A boa notícia aqui é que as transferências de riqueza, poder e influência parecem ser, aqui, ainda, relativamente sem sangue. Nem por isso são menos destrutivas, para os milhões que estão na linha de frente das deslocações econômicas.

Nesse contexto se pode, afinal, ver mais claramente o visível ressentimento dos estados árabes e islâmicos. Eles também, afinal, só fazem assistir, impotentes, à nova realidade global e aos realinhamentos em andamento.

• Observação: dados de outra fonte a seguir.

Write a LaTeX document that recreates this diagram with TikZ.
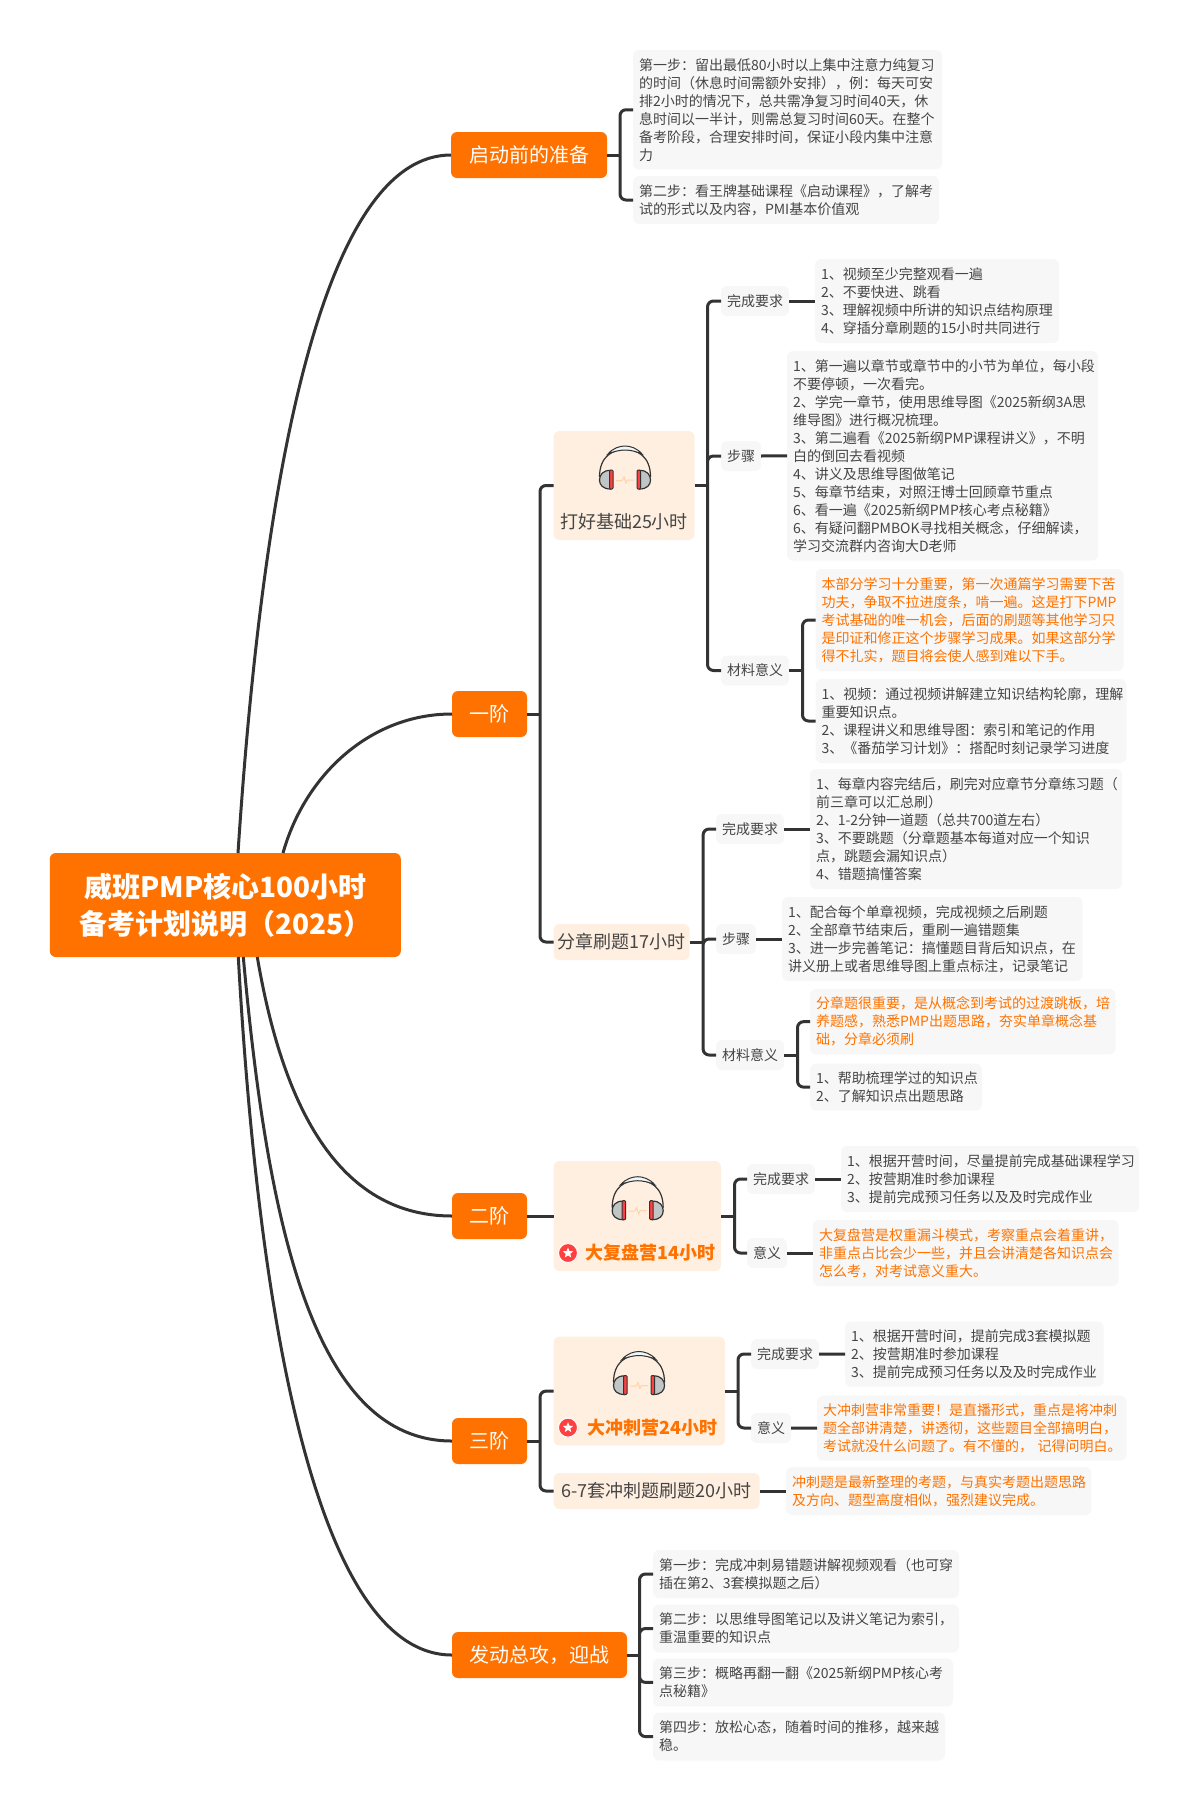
\documentclass[tikz,border=0pt]{standalone}
\usepackage{fontspec}
\setmainfont{Noto Sans CJK SC}
\usepackage{xcolor}
\usetikzlibrary{positioning, shapes.geometric}

\definecolor{brand}{HTML}{FF7200}
\definecolor{peach}{HTML}{FFEFE0}
\definecolor{leafgray}{HTML}{F7F7F7}
\definecolor{inkgray}{HTML}{454545}
\definecolor{wire}{HTML}{333333}

\begin{document}
\begin{tikzpicture}[x=1pt,y=-1pt,
        every node/.style={inner ysep=2pt,outer sep=0pt,text=inkgray},
        rootbox/.style={fill=brand,rounded corners=6pt,text=white,align=center,inner sep=0pt,
            minimum width=351pt,minimum height=104pt,font=\fontsize{28}{37}\selectfont\bfseries},
        topic/.style={fill=brand,rounded corners=6pt,text=white,anchor=west,inner xsep=0pt,
            minimum width=#1,minimum height=46pt,font=\fontsize{20}{24}\selectfont},
        subbox/.style 2 args={fill=peach,rounded corners=6pt,anchor=north west,
            minimum width=#1,minimum height=#2},
        subtext/.style={font=\fontsize{18}{22}\selectfont,inner sep=0pt},
        hottext/.style={font=\fontsize{18}{22}\selectfont\bfseries,inner sep=0pt,text=brand},
        subline/.style={fill=peach,rounded corners=6pt,anchor=west,inner xsep=0pt,
            minimum width=#1,minimum height=36pt,font=\fontsize{18}{22}\selectfont},
        tag/.style={fill=leafgray,rounded corners=6pt,anchor=west,inner xsep=6pt,
            minimum height=30pt,font=\fontsize{14}{18}\selectfont},
        leaf/.style 2 args={fill=leafgray,rounded corners=6pt,anchor=north west,inner xsep=6pt,
            align=left,text width=#1,minimum height=#2,font=\fontsize{14}{18}\selectfont},
        hot/.style={text=brand},
        link/.style={draw=wire,line width=3pt},
        branch/.style={draw=wire,line width=3pt,rounded corners=6pt},
        pics/headset/.style={code={
            \draw[wire,line width=1.2pt] (-25.5,31) .. controls (-25.5,10) and (-12,3.5) .. (0,3.5)
                .. controls (12,3.5) and (25.5,10) .. (25.5,31);
            \draw[wire,line width=1pt,fill=white!80!teal!30] (-17,8) .. controls (-12,2) and (-5,0) .. (0,0)
                .. controls (5,0) and (12,2) .. (17,8) .. controls (12,5.5) and (5,4) .. (0,4)
                .. controls (-5,4) and (-12,5.5) .. (-17,8) -- cycle;
            \draw[wire,line width=1.2pt,fill=teal!10!gray!45] (-14.5,24.5) .. controls (-22,24) and (-25.5,29) .. (-25.5,34)
                .. controls (-25.5,39) and (-22,43) .. (-14.5,43) -- cycle;
            \draw[wire,line width=1.2pt,fill=teal!10!gray!45] (14.5,24.5) .. controls (22,24) and (25.5,29) .. (25.5,34)
                .. controls (25.5,39) and (22,43) .. (14.5,43) -- cycle;
            \draw[wire,line width=1pt,fill=red!75!white,rounded corners=1pt] (-15.5,24) rectangle (-12,43);
            \draw[wire,line width=1pt,fill=red!75!white,rounded corners=1pt] (12,24) rectangle (15.5,43);
            \draw[orange!25!peach,line width=1pt] (-9,34.5) -- (-3,34.5) -- (-1,31) -- (1,37) -- (2.5,34) -- (9,34);
        }},
        pics/badge/.style={code={
            \fill[red!75!white,draw=white,line width=1pt] (0,0) circle (9.5);
            \node[star,star points=5,star point ratio=2.3,fill=white,minimum size=11pt,inner sep=0pt] {};
        }}]

    \useasboundingbox (0,0) rectangle (1189,1810);

    % centre
    \node[rootbox] (root) at (225.3,905) {威班PMP核心100小时\\备考计划说明（2025）};

    % main topics
    \node[topic=156pt] (prep) at (451,155) {启动前的准备};
    \node[topic=75pt] (one) at (452,714) {一阶};
    \node[topic=75pt] (two) at (452,1216) {二阶};
    \node[topic=75pt] (three) at (452,1441) {三阶};
    \node[topic=175pt] (final) at (452,1655) {发动总攻，迎战};

    % before the start
    \node[leaf={297pt}{119.5pt}] (prep_a) at (633,50) {第一步：留出最低80小时以上集中注意力纯复习\\的时间（休息时间需额外安排），例：每天可安\\排2小时的情况下，总共需净复习时间40天，休\\息时间以一半计，则需总复习时间60天。在整个\\备考阶段，合理安排时间，保证小段内集中注意\\力};
    \node[leaf={294pt}{48pt}] (prep_b) at (633,176) {第二步：看王牌基础课程《启动课程》，了解考\\试的形式以及内容，PMI基本价值观};

    % stage one, base
    \node[subbox={141pt}{109pt}] (base) at (553.5,431) {};
    \pic at (625,446) {headset};
    \node[subtext] (base_txt) at (624,522) {打好基础25小时};
    \node[tag] (base_req) at (721,301) {完成要求};
    \node[leaf={232pt}{84pt}] (base_req_leaf) at (815,259) {1、视频至少完整观看一遍\\2、不要快进、跳看\\3、理解视频中所讲的知识点结构原理\\4、穿插分章刷题的15小时共同进行};
    \node[tag] (base_step) at (721,456) {步骤};
    \node[leaf={299pt}{209.6pt}] (base_step_leaf) at (787,351) {1、第一遍以章节或章节中的小节为单位，每小段\\不要停顿，一次看完。\\2、学完一章节，使用思维导图《2025新纲3A思\\维导图》进行概况梳理。\\3、第二遍看《2025新纲PMP课程讲义》，不明\\白的倒回去看视频\\4、讲义及思维导图做笔记\\5、每章节结束，对照汪博士回顾章节重点\\6、看一遍《2025新纲PMP核心考点秘籍》\\6、有疑问翻PMBOK寻找相关概念，仔细解读，\\学习交流群内咨询大D老师};
    \node[tag] (base_mat) at (721,670.5) {材料意义};
    \node[leaf={296pt}{102pt},hot] (base_mat_a) at (815.5,569) {本部分学习十分重要，第一次通篇学习需要下苦\\功夫，争取不拉进度条，啃一遍。这是打下PMP\\考试基础的唯一机会，后面的刷题等其他学习只\\是印证和修正这个步骤学习成果。如果这部分学\\得不扎实，题目将会使人感到难以下手。};
    \node[leaf={299pt}{84pt}] (base_mat_b) at (815.5,679) {1、视频：通过视频讲解建立知识结构轮廓，理解\\重要知识点。\\2、课程讲义和思维导图：索引和笔记的作用\\3、《番茄学习计划》：搭配时刻记录学习进度};

    % stage one, chapters
    \node[subline=136pt] (chap) at (553.6,942) {分章刷题17小时};
    \node[tag] (chap_req) at (716,829) {完成要求};
    \node[leaf={300pt}{120pt}] (chap_req_leaf) at (810,769) {1、每章内容完结后，刷完对应章节分章练习题（\\前三章可以汇总刷）\\2、1-2分钟一道题（总共700道左右）\\3、不要跳题（分章题基本每道对应一个知识\\点，跳题会漏知识点）\\4、错题搞懂答案};
    \node[tag] (chap_step) at (716,939) {步骤};
    \node[leaf={288.6pt}{84pt}] (chap_step_leaf) at (782,897) {1、配合每个单章视频，完成视频之后刷题\\2、全部章节结束后，重刷一遍错题集\\3、进一步完善笔记：搞懂题目背后知识点，在\\讲义册上或者思维导图上重点标注，记录笔记};
    \node[tag] (chap_mat) at (716,1055) {材料意义};
    \node[leaf={293.5pt}{65.4pt},hot] (chap_mat_a) at (810,989) {分章题很重要，是从概念到考试的过渡跳板，培\\养题感，熟悉PMP出题思路，夯实单章概念基\\础，分章必须刷};
    \node[leaf={160pt}{47pt}] (chap_mat_b) at (810,1063.6) {1、帮助梳理学过的知识点\\2、了解知识点出题思路};

    % stage two
    \node[subbox={167.5pt}{110pt}] (review) at (553.5,1161) {};
    \pic at (637.7,1176.7) {headset};
    \pic at (568,1253) {badge};
    \node[hottext] (review_txt) at (650.5,1253) {大复盘营14小时};
    \node[tag] (review_req) at (747,1179) {完成要求};
    \node[leaf={286pt}{66pt}] (review_req_leaf) at (841,1146) {1、根据开营时间，尽量提前完成基础课程学习\\2、按营期准时参加课程\\3、提前完成预习任务以及及时完成作业};
    \node[tag] (review_mean) at (747,1253) {意义};
    \node[leaf={293.6pt}{66pt},hot] (review_mean_leaf) at (813,1220) {大复盘营是权重漏斗模式，考察重点会着重讲，\\非重点占比会少一些，并且会讲清楚各知识点会\\怎么考，对考试意义重大。};

    % stage three
    \node[subbox={171.5pt}{109pt}] (sprint) at (553.5,1336.6) {};
    \pic at (639,1351.5) {headset};
    \pic at (568,1427.6) {badge};
    \node[hottext] (sprint_txt) at (652.5,1428) {大冲刺营24小时};
    \node[tag] (sprint_req) at (751,1354) {完成要求};
    \node[leaf={246.7pt}{65pt}] (sprint_req_leaf) at (845,1321.6) {1、根据开营时间，提前完成3套模拟题\\2、按营期准时参加课程\\3、提前完成预习任务以及及时完成作业};
    \node[tag] (sprint_mean) at (751,1428) {意义};
    \node[leaf={297.5pt}{65pt},hot] (sprint_mean_leaf) at (817,1395.6) {大冲刺营非常重要！是直播形式，重点是将冲刺\\题全部讲清楚，讲透彻，这些题目全部搞明白，\\考试就没什么问题了。有不懂的，\mbox{ }记得问明白。};
    \node[subline=206pt] (mock) at (553.6,1491) {6-7套冲刺题刷题20小时};
    \node[leaf={293.4pt}{48pt},hot] (mock_leaf) at (786,1467) {冲刺题是最新整理的考题，与真实考题出题思路\\及方向、题型高度相似，强烈建议完成。};

    % last push
    \node[leaf={294pt}{48pt}] (final_a) at (653,1550) {第一步：完成冲刺易错题讲解视频观看（也可穿\\插在第2、3套模拟题之后）};
    \node[leaf={294pt}{48pt}] (final_b) at (653,1604.5) {第二步：以思维导图笔记以及讲义笔记为索引，\\重温重要的知识点};
    \node[leaf={288pt}{48pt}] (final_c) at (653,1658.4) {第三步：概略再翻一翻《2025新纲PMP核心考\\点秘籍》};
    \node[leaf={280pt}{48pt}] (final_d) at (653,1712.6) {第四步：放松心态，随着时间的推移，越来越\\稳。};

    % curves out of the centre
    \draw[link] ([xshift=12.7pt]root.north) .. controls (265,440) and (330,155) .. (prep.west);
    \draw[link] ([xshift=57.7pt]root.north) .. controls (305,775) and (370,714) .. (one.west);
    \draw[link] ([xshift=32pt]root.south) .. controls (280,1090) and (330,1216) .. (two.west);
    \draw[link] ([xshift=18pt]root.south) .. controls (268,1230) and (315,1441) .. (three.west);
    \draw[link] ([xshift=13pt]root.south) .. controls (258,1310) and (315,1655) .. (final.west);

    % spines
    \coordinate (prep_j) at ([xshift=13pt]prep.east);
    \coordinate (one_j) at ([xshift=13pt]one.east);
    \coordinate (base_j) at ([xshift=13pt]base.east);
    \coordinate (base_mat_j) at ([xshift=13.5pt]base_mat.east);
    \coordinate (chap_j) at ([xshift=13.5pt]chap.east);
    \coordinate (chap_mat_j) at ([xshift=13.5pt]chap_mat.east);
    \coordinate (review_j) at ([xshift=13.5pt]review.east);
    \coordinate (three_j) at ([xshift=13pt]three.east);
    \coordinate (sprint_j) at ([xshift=13pt]sprint.east);
    \coordinate (final_j) at ([xshift=12.5pt]final.east);

    \draw[link] (prep.east) -- (prep_j);
    \draw[branch] (prep_j) |- (prep_a.west) (prep_j) |- (prep_b.west);

    \draw[link] (one.east) -- (one_j);
    \draw[branch] (one_j) |- (base.west) (one_j) |- (chap.west);

    \draw[link] (base.east) -- (base_j);
    \draw[branch] (base_j) |- (base_req.west) (base_j) |- (base_step.west) (base_j) |- (base_mat.west);
    \draw[link] (base_req.east) -- (base_req_leaf.west);
    \draw[link] (base_step.east) -- (base_step_leaf.west);
    \draw[link] (base_mat.east) -- (base_mat_j);
    \draw[branch] (base_mat_j) |- (base_mat_a.west) (base_mat_j) |- (base_mat_b.west);

    \draw[link] (chap.east) -- (chap_j);
    \draw[branch] (chap_j) |- (chap_req.west) (chap_j) |- (chap_step.west) (chap_j) |- (chap_mat.west);
    \draw[link] (chap_req.east) -- (chap_req_leaf.west);
    \draw[link] (chap_step.east) -- (chap_step_leaf.west);
    \draw[link] (chap_mat.east) -- (chap_mat_j);
    \draw[branch] (chap_mat_j) |- (chap_mat_a.west) (chap_mat_j) |- (chap_mat_b.west);

    \draw[link] (two.east) -- (review.west);
    \draw[link] (review.east) -- (review_j);
    \draw[branch] (review_j) |- (review_req.west) (review_j) |- (review_mean.west);
    \draw[link] (review_req.east) -- (review_req_leaf.west);
    \draw[link] (review_mean.east) -- (review_mean_leaf.west);

    \draw[link] (three.east) -- (three_j);
    \draw[branch] (three_j) |- (sprint.west) (three_j) |- (mock.west);
    \draw[link] (sprint.east) -- (sprint_j);
    \draw[branch] (sprint_j) |- (sprint_req.west) (sprint_j) |- (sprint_mean.west);
    \draw[link] (sprint_req.east) -- (sprint_req_leaf.west);
    \draw[link] (sprint_mean.east) -- (sprint_mean_leaf.west);
    \draw[link] (mock.east) -- (mock_leaf.west);

    \draw[link] (final.east) -- (final_j);
    \draw[branch] (final_j) |- (final_a.west) (final_j) |- (final_b.west) (final_j) |- (final_c.west) (final_j) |- (final_d.west);
\end{tikzpicture}
\end{document}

Para concluir, pode-se dizer que a razão pela qual a expressão “Grande Recessão” não pode ser acolhida hoje é que nos não estamos vivendo uma recessão, mas evento transformacional em andamento que envolve a transferência global de riqueza, poder e influência, sem precedentes, que está sendo feita “por outros meios”.


Notas dos tradutores

[1] Em praticamente todos os dicionários do inglês contemporâneo, a primeira acepção para esse substantivo é “derretimento do núcleo de reatores nucleares, com vazamento de material radiativo para o meio ambiente”. Ver, por exemplo, no Dictionary,com – “meltdown”. Essa acepção não existe no português do Brasil, para “derretimento”. Ver, por exemplo, no Houaiss, onde a primeira acepção registrada é “dissolução da consistência sólida; liquefação, fundição”.

[2] CLAUSEWITZ, Carl Von. Da guerra. [1832] São Paulo: Martins Fontes, 1996.

Um comentário:

  1. No meu modesto conhecimento e nao erudita forma de linguagem: nao estamos vivendo nem a Grande Recessao nem uma Reestruturacao Economica Global e sim, algo muito mais simples e que vem acontecendo de forma repetitiva geracao apos geracao.

    Pura e simples Transferencia de Dinheiro, do meu, teu, nosso bolos para o deles.

    Isso se da de duas formas:

    a) a legitimacao e contabilizacao do que foi roubado durante decadas.

    b) aproveitar a oportunidade dessa regularizacao contabil para promover novas e macicas transferencias de renda para as corporacoes e seus dirigentes e multimilionarios em geral, atraves de compra e recompra de acoes, emprestimos governamentais, etc.

    No coloquial:roubo institucionalizado e incentivado; Formacao de quadrialha; crimes contra a humanidade, teorias e conversa para boi dormir, etc.